_WRITTEN INSTRUCTION_: Without the pictures, write out all the lines below exactly as they appear.

*****

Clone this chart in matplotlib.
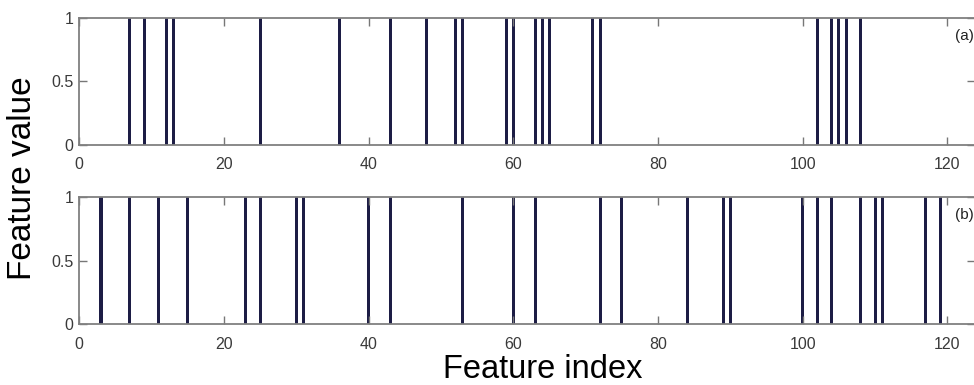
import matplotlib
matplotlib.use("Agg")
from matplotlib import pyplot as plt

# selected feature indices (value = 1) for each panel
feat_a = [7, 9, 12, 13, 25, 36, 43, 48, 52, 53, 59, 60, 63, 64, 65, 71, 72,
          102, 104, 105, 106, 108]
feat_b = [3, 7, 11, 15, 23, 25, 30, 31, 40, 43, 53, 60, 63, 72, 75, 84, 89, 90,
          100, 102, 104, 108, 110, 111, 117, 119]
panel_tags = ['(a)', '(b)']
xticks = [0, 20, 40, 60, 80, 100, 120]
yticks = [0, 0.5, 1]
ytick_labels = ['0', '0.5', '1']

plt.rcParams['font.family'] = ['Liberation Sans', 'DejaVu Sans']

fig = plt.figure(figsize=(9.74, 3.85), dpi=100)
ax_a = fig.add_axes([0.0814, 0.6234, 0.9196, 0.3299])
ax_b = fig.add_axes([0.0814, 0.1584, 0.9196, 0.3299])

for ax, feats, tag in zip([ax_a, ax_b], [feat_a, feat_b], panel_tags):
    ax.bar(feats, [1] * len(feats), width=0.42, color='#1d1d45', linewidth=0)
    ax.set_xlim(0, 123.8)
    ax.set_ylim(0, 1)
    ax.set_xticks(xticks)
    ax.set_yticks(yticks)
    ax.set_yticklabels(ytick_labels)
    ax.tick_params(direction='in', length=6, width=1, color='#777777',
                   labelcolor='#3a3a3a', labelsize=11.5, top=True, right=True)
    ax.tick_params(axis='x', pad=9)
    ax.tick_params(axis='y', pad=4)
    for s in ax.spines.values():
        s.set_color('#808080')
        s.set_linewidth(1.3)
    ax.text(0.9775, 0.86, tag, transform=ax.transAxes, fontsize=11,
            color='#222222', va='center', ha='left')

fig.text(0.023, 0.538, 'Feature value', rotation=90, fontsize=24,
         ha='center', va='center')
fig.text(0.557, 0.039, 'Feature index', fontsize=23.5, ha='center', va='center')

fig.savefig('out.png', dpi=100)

*****

_WRITTEN RESPONSE_:
Clone this chart in matplotlib.
import matplotlib
matplotlib.use("Agg")
from matplotlib import pyplot as plt

# selected feature indices (value = 1) for each panel
feat_a = [7, 9, 12, 13, 25, 36, 43, 48, 52, 53, 59, 60, 63, 64, 65, 71, 72,
          102, 104, 105, 106, 108]
feat_b = [3, 7, 11, 15, 23, 25, 30, 31, 40, 43, 53, 60, 63, 72, 75, 84, 89, 90,
          100, 102, 104, 108, 110, 111, 117, 119]
panel_tags = ['(a)', '(b)']
xticks = [0, 20, 40, 60, 80, 100, 120]
yticks = [0, 0.5, 1]
ytick_labels = ['0', '0.5', '1']

plt.rcParams['font.family'] = ['Liberation Sans', 'DejaVu Sans']

fig = plt.figure(figsize=(9.74, 3.85), dpi=100)
ax_a = fig.add_axes([0.0814, 0.6234, 0.9196, 0.3299])
ax_b = fig.add_axes([0.0814, 0.1584, 0.9196, 0.3299])

for ax, feats, tag in zip([ax_a, ax_b], [feat_a, feat_b], panel_tags):
    ax.bar(feats, [1] * len(feats), width=0.42, color='#1d1d45', linewidth=0)
    ax.set_xlim(0, 123.8)
    ax.set_ylim(0, 1)
    ax.set_xticks(xticks)
    ax.set_yticks(yticks)
    ax.set_yticklabels(ytick_labels)
    ax.tick_params(direction='in', length=6, width=1, color='#777777',
                   labelcolor='#3a3a3a', labelsize=11.5, top=True, right=True)
    ax.tick_params(axis='x', pad=9)
    ax.tick_params(axis='y', pad=4)
    for s in ax.spines.values():
        s.set_color('#808080')
        s.set_linewidth(1.3)
    ax.text(0.9775, 0.86, tag, transform=ax.transAxes, fontsize=11,
            color='#222222', va='center', ha='left')

fig.text(0.023, 0.538, 'Feature value', rotation=90, fontsize=24,
         ha='center', va='center')
fig.text(0.557, 0.039, 'Feature index', fontsize=23.5, ha='center', va='center')

fig.savefig('out.png', dpi=100)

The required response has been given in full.